[MATERIAL]
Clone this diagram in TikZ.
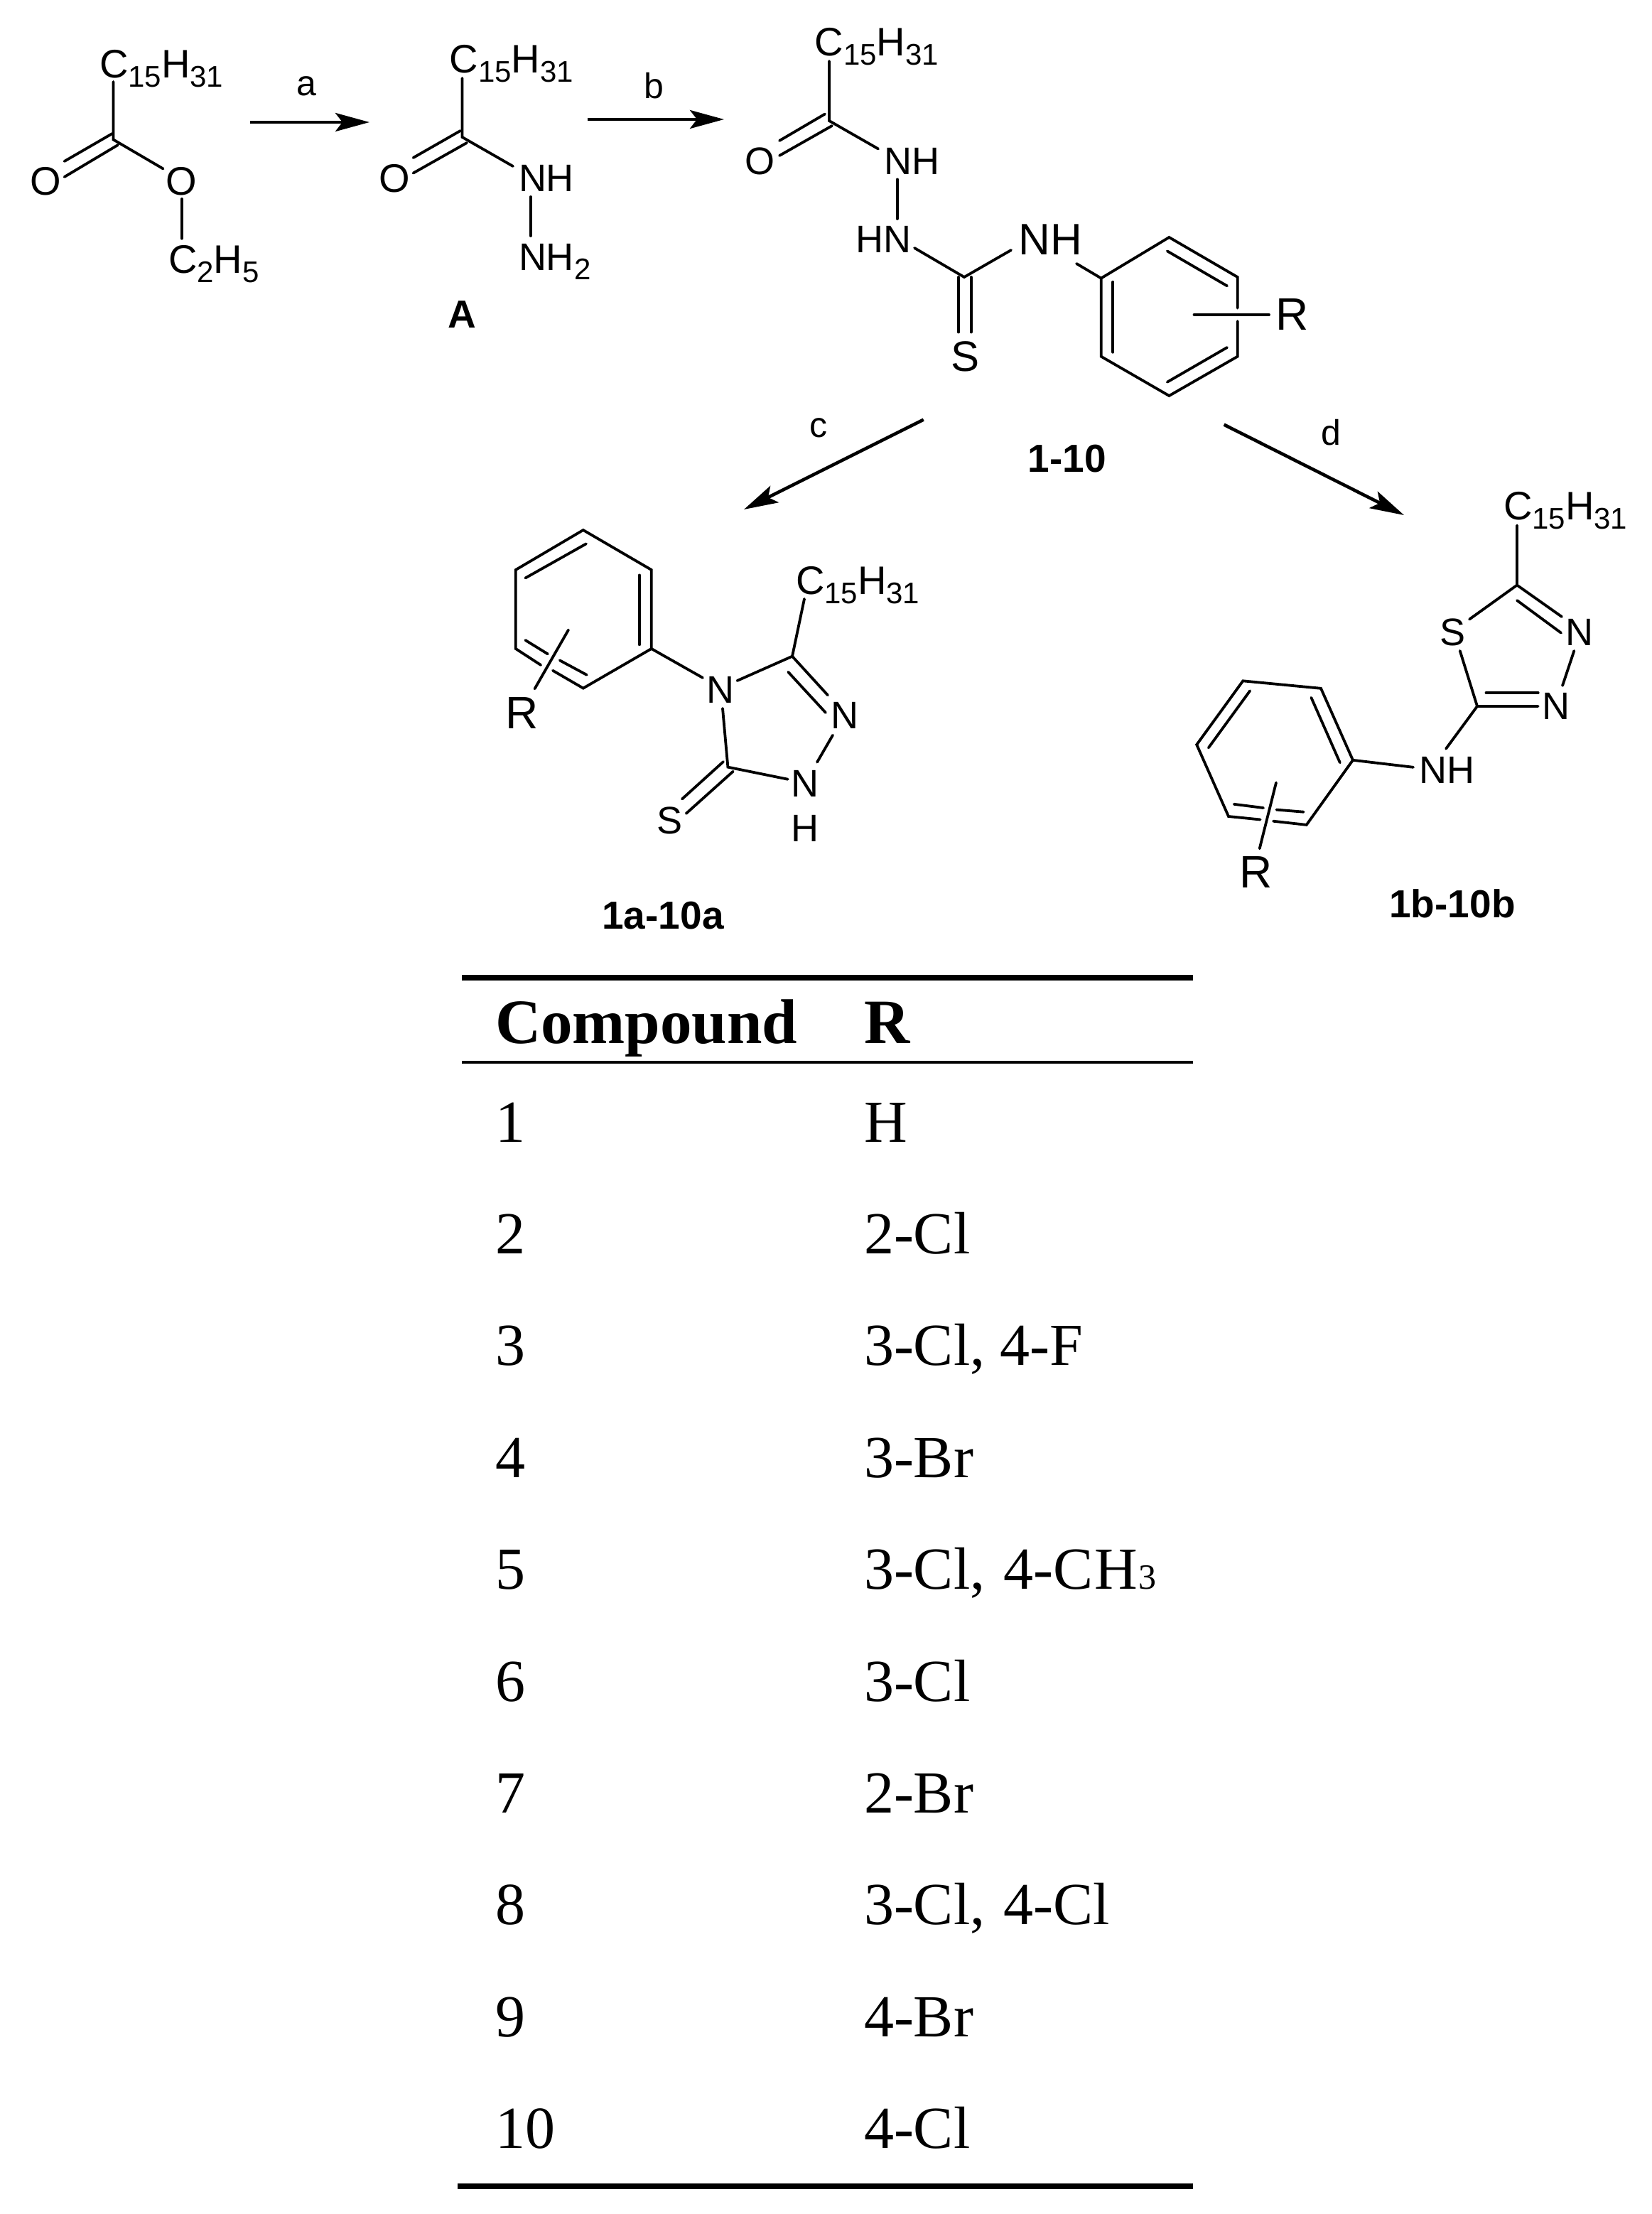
\documentclass[tikz,border=0pt]{standalone}
\usepackage{fontspec}
\setmainfont{Liberation Sans}
\newfontfamily\tabfont{Liberation Serif}
\usetikzlibrary{arrows.meta}
\newcommand{\sbs}[1]{\raisebox{-6.5pt}{\fontsize{21pt}{22pt}\selectfont #1}}
\newcommand{\chain}{C\sbs{15}H\sbs{31}}
\newcommand{\pts}[1]{\foreach \n/\a/\b in {#1}{\coordinate (\n) at (\a,\b);}}
\tikzset{
  every node/.style={inner sep=0pt,outer sep=0pt},
  bond/.style={line width=1.9pt,line cap=round,line join=miter},
  rxn/.style={line width=2.3pt,-{Stealth[length=24pt,width=13pt,inset=5pt]}},
  chainlab/.style={anchor=base west,font=\fontsize{28pt}{30pt}\selectfont},
  atomw/.style={anchor=base west,font=\fontsize{27pt}{30pt}\selectfont},
  atomc/.style={anchor=base,font=\fontsize{27pt}{30pt}\selectfont},
  bigatomw/.style={anchor=base west,font=\fontsize{31pt}{33pt}\selectfont},
  bigatomc/.style={anchor=base,font=\fontsize{30pt}{33pt}\selectfont},
  rsub/.style={anchor=base west,font=\fontsize{32pt}{34pt}\selectfont},
  stepname/.style={anchor=base,font=\fontsize{25pt}{28pt}\selectfont},
  cmpd/.style={anchor=base,font=\fontsize{27.5pt}{30pt}\selectfont\bfseries},
  tabhead/.style={anchor=base west,font=\fontsize{44.5pt}{46pt}\selectfont\tabfont\bfseries},
  tabcell/.style={anchor=base west,font=\fontsize{42pt}{44pt}\selectfont\tabfont},
  ruleA/.style={line width=3.9pt},
  ruleB/.style={line width=2.1pt}
}
\begin{document}
\begin{tikzpicture}[x=0.5pt,y=-0.5pt]
\useasboundingbox (0,0) rectangle (2324,3116);

% --- ester
\node[chainlab] (e15) at (140,109) {\chain};
\node[atomc,font=\fontsize{28pt}{30pt}\selectfont] (eO1) at (64,274) {O};
\node[atomc,font=\fontsize{28pt}{30pt}\selectfont] (eO2) at (255,274) {O};
\node[chainlab] (eEt) at (237,384) {C\sbs{2}H\sbs{5}};
\pts{ea/159.4/115, eC/159.4/196.4, ed1/158/188, ed2/90.6/227, ed3/166/204, ed4/90.6/249, eo/229.6/237.5, ef/255.7/280, eg/255.7/335.7}
\draw[bond] (ea)--(eC)--(eo);
\draw[bond] (ed1)--(ed2);
\draw[bond] (ed3)--(ed4);
\draw[bond] (ef)--(eg);

% --- arrow a
\pts{a1/352/172, a2/520/172}
\draw[rxn] (a1)--(a2);
\node[stepname] (la) at (431,134) {a};

% --- hydrazide A
\node[chainlab] (h15) at (632.6,102) {\chain};
\node[atomc,font=\fontsize{28pt}{30pt}\selectfont] (hO) at (555,270) {O};
\node[atomw] (hN1) at (730,269.6) {NH};
\node[atomw] (hN2) at (730,380) {NH\sbs{2}};
\node[cmpd] (lA) at (650.5,461) {A};
\pts{ha/650.5/110, hC/650.5/193, hd1/648/184, hd2/581.6/222, hd3/657/201, hd4/581.6/243.6, hn/722/234, hf/746.8/277, hg/746.8/332}
\draw[bond] (ha)--(hC)--(hn);
\draw[bond] (hd1)--(hd2);
\draw[bond] (hd3)--(hd4);
\draw[bond] (hf)--(hg);

% --- arrow b
\pts{b1/826.5/168, b2/1019/168}
\draw[rxn] (b1)--(b2);
\node[stepname] (lb) at (920,138.6) {b};

% --- thiosemicarbazide 1-10
\node[chainlab] (t15) at (1146.7,78) {\chain};
\node[atomc] (tO) at (1069,245) {O};
\node[atomw] (tN1) at (1244,245) {NH};
\node[atomw] (tN2) at (1204,355.6) {HN};
\node[bigatomw] (tN3) at (1433.7,358) {NH};
\node[bigatomc] (tS) at (1358,522) {S};
\node[rsub] (tR) at (1795,464) {R};
\node[cmpd] (l110) at (1502,664) {1-10};
\pts{ta/1167/86, tC/1167/170, td1/1161/160.5, td2/1097/198, td3/1171/177, td4/1097/219, tn/1236/209.5, tf/1262.8/252.4, tg/1262.8/308, ti/1287/349, tk/1357/390, tm/1423/352, ts1/1349/390, ts2/1349/467.5, ts3/1366.7/390, ts4/1366.7/467.5, tp/1515/371}
\draw[bond] (ta)--(tC)--(tn);
\draw[bond] (td1)--(td2);
\draw[bond] (td3)--(td4);
\draw[bond] (tf)--(tg);
\draw[bond] (ti)--(tk)--(tm);
\draw[bond] (ts1)--(ts2);
\draw[bond] (ts3)--(ts4);
\pts{r1/1549.7/391.6, r2/1645.4/334, r3/1741.7/390, r3g/1741.7/433.6, r4g/1741.7/452, r4/1741.7/501.7, r5/1645.4/557, r6/1549.7/501.7, ri1/1642.8/353.4, ri2/1727/402.4, ri3/1566.3/396.8, ri4/1566.3/495.7, ri5/1642.8/537.7, ri6/1727/489, rRa/1680.5/442.8, rRb/1786/442.8}
\draw[bond] (tp)--(r1);
\draw[bond] (r3g)--(r3)--(r2)--(r1)--(r6)--(r5)--(r4)--(r4g);
\draw[bond] (ri1)--(ri2);
\draw[bond] (ri3)--(ri4);
\draw[bond] (ri5)--(ri6);
\draw[bond] (rRa)--(rRb);

% --- arrows c, d
\pts{c1/1299.7/590.6, c2/1047/717, d1/1722.6/597.6, d2/1976/725}
\draw[rxn] (c1)--(c2);
\draw[rxn] (d1)--(d2);
\node[stepname] (lc) at (1151.8,615.8) {c};
\node[stepname] (ld) at (1873.7,626.6) {d};

% --- triazole 1a-10a
\node[chainlab] (a15) at (1120,836) {\chain};
\node[atomc] (aN4) at (1013.7,989) {N};
\node[atomc] (aN3) at (1188.7,1025.7) {N};
\node[atomc] (aN2) at (1133,1121.2) {N};
\node[atomc] (aH) at (1133,1184.5) {H};
\node[atomc] (aS) at (942,1173.5) {S};
\node[rsub] (aR) at (711,1025.3) {R};
\node[cmpd] (l1a) at (933,1307) {1a-10a};
\pts{p1/820.8/746, p2/916.8/802, p3/916.8/913, p4/820.8/968.6, p5/725.8/913, p6/725.8/802, pi1/825/765.3, pi2/739.4/813.5, pi3/899.8/809.4, pi4/899.8/907.3, pi5/825.7/949.8, pi6/739.4/901, pg1/770.9/920.4, pg2/787.8/929.4, pg3/761.2/936, pg4/778/943.7, pRa/800/886.5, pRb/752.5/969.4, pn/989/953.9, pm/1037.5/958, pC5/1115/923.7, pq/1132/842.9, pc1/1165/978.4, pc2/1109.2/945.7, pc3/1162/1003, pN1/1172/1034.7, pN2/1150/1072.7, pC3/1024.4/1079.6, pN3/1017/997, pN4/1108.7/1096.7, ps1/1018/1072, ps2/960/1124.5, ps3/1031.7/1085.7, ps4/965.7/1144.9}
\draw[bond] (pg4)--(p4)--(p3)--(p2)--(p1)--(p6)--(p5)--(pg3);
\draw[bond] (pi1)--(pi2);
\draw[bond] (pi3)--(pi4);
\draw[bond] (pi5)--(pg2);
\draw[bond] (pg1)--(pi6);
\draw[bond] (pRa)--(pRb);
\draw[bond] (p3)--(pn);
\draw[bond] (pm)--(pC5)--(pq);
\draw[bond] (pC5)--(pc1);
\draw[bond] (pc2)--(pc3);
\draw[bond] (pN1)--(pN2);
\draw[bond] (pN3)--(pC3)--(pN4);
\draw[bond] (ps1)--(ps2);
\draw[bond] (ps3)--(ps4);

% --- thiadiazole 1b-10b
\node[chainlab] (b15) at (2116,731.5) {\chain};
\node[atomc] (bS) at (2044,908) {S};
\node[atomc] (bN1) at (2223,908) {N};
\node[atomc] (bN2) at (2190,1012) {N};
\node[atomw] (bNH) at (1997,1102) {NH};
\node[rsub] (bR) at (1744,1249.8) {R};
\node[cmpd] (l1b) at (2044,1291) {1b-10b};
\pts{qa/2135/739.4, qC5/2135/823.5, qs/2068/871.6, qn/2198/868, qi1/2135/845, qi2/2197/890.7, qf/2215.4/915.9, qg/2199/964.9, qC2/2079/994, qd1/2164.7/994, qd2/2091.5/975, qd3/2164.7/975, qt/2054.7/915.9, qh/2035/1053.8, s1/1904/1069.8, s2/1859/968.8, s3/1749.3/958.3, s4/1684.2/1048, s5/1729/1149, s6/1838.7/1160.9, sn/1989/1079.8, si1/1845.4/981.8, si2/1885.8/1073.3, si3/1759.2/972.2, si4/1700.8/1052.4, si5/1736.7/1131.8, si6/1834.6/1142.7, sg1/1778/1137, sg2/1796.5/1139.6, sg3/1773.6/1153.5, sg4/1792/1155.7, sRa/1796/1101.5, sRb/1772.7/1194.3}
\draw[bond] (qa)--(qC5)--(qs);
\draw[bond] (qC5)--(qn);
\draw[bond] (qi1)--(qi2);
\draw[bond] (qf)--(qg);
\draw[bond] (qt)--(qC2)--(qd1);
\draw[bond] (qd2)--(qd3);
\draw[bond] (qC2)--(qh);
\draw[bond] (sg4)--(s6)--(s1)--(s2)--(s3)--(s4)--(s5)--(sg3);
\draw[bond] (s1)--(sn);
\draw[bond] (si1)--(si2);
\draw[bond] (si3)--(si4);
\draw[bond] (si5)--(sg1);
\draw[bond] (sg2)--(si6);
\draw[bond] (sRa)--(sRb);

% --- table
\pts{tl1/650/1376, tl2/1679/1376, tm1/650/1495, tm2/1679/1495, tb1/644/3077, tb2/1679/3077}
\draw[ruleA] (tl1)--(tl2);
\draw[ruleB] (tm1)--(tm2);
\draw[ruleA] (tb1)--(tb2);
\node[tabhead] (hc) at (697,1468) {Compound};
\node[tabhead] (hr) at (1216,1468) {R};
\foreach \i/\rr in {1/H,2/2-Cl,3/{3-Cl, 4-F},4/3-Br,5/{3-Cl,\kern2.5pt{} 4-C\kern1pt{}H\kern0.5pt{\fontsize{25pt}{27pt}\selectfont 3}},6/3-Cl,7/2-Br,8/{3-Cl,\kern2.5pt{} 4-Cl},9/4-Br,10/4-Cl}{
  \pgfmathsetmacro{\yy}{1607+157.4*(\i-1)}
  \node[tabcell] (c\i) at (697,\yy) {\i};
  \node[tabcell] (v\i) at (1216,\yy) {\rr};
}
\end{tikzpicture}
\end{document}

[AIM OF THE EXERCISE] Could the lines from the top of the material through the line with "(0,0) rectangle (2324,3116);" be repeated exactly, pictures left out?

[RESULT]
Clone this diagram in TikZ.
\documentclass[tikz,border=0pt]{standalone}
\usepackage{fontspec}
\setmainfont{Liberation Sans}
\newfontfamily\tabfont{Liberation Serif}
\usetikzlibrary{arrows.meta}
\newcommand{\sbs}[1]{\raisebox{-6.5pt}{\fontsize{21pt}{22pt}\selectfont #1}}
\newcommand{\chain}{C\sbs{15}H\sbs{31}}
\newcommand{\pts}[1]{\foreach \n/\a/\b in {#1}{\coordinate (\n) at (\a,\b);}}
\tikzset{
  every node/.style={inner sep=0pt,outer sep=0pt},
  bond/.style={line width=1.9pt,line cap=round,line join=miter},
  rxn/.style={line width=2.3pt,-{Stealth[length=24pt,width=13pt,inset=5pt]}},
  chainlab/.style={anchor=base west,font=\fontsize{28pt}{30pt}\selectfont},
  atomw/.style={anchor=base west,font=\fontsize{27pt}{30pt}\selectfont},
  atomc/.style={anchor=base,font=\fontsize{27pt}{30pt}\selectfont},
  bigatomw/.style={anchor=base west,font=\fontsize{31pt}{33pt}\selectfont},
  bigatomc/.style={anchor=base,font=\fontsize{30pt}{33pt}\selectfont},
  rsub/.style={anchor=base west,font=\fontsize{32pt}{34pt}\selectfont},
  stepname/.style={anchor=base,font=\fontsize{25pt}{28pt}\selectfont},
  cmpd/.style={anchor=base,font=\fontsize{27.5pt}{30pt}\selectfont\bfseries},
  tabhead/.style={anchor=base west,font=\fontsize{44.5pt}{46pt}\selectfont\tabfont\bfseries},
  tabcell/.style={anchor=base west,font=\fontsize{42pt}{44pt}\selectfont\tabfont},
  ruleA/.style={line width=3.9pt},
  ruleB/.style={line width=2.1pt}
}
\begin{document}
\begin{tikzpicture}[x=0.5pt,y=-0.5pt]
\useasboundingbox (0,0) rectangle (2324,3116);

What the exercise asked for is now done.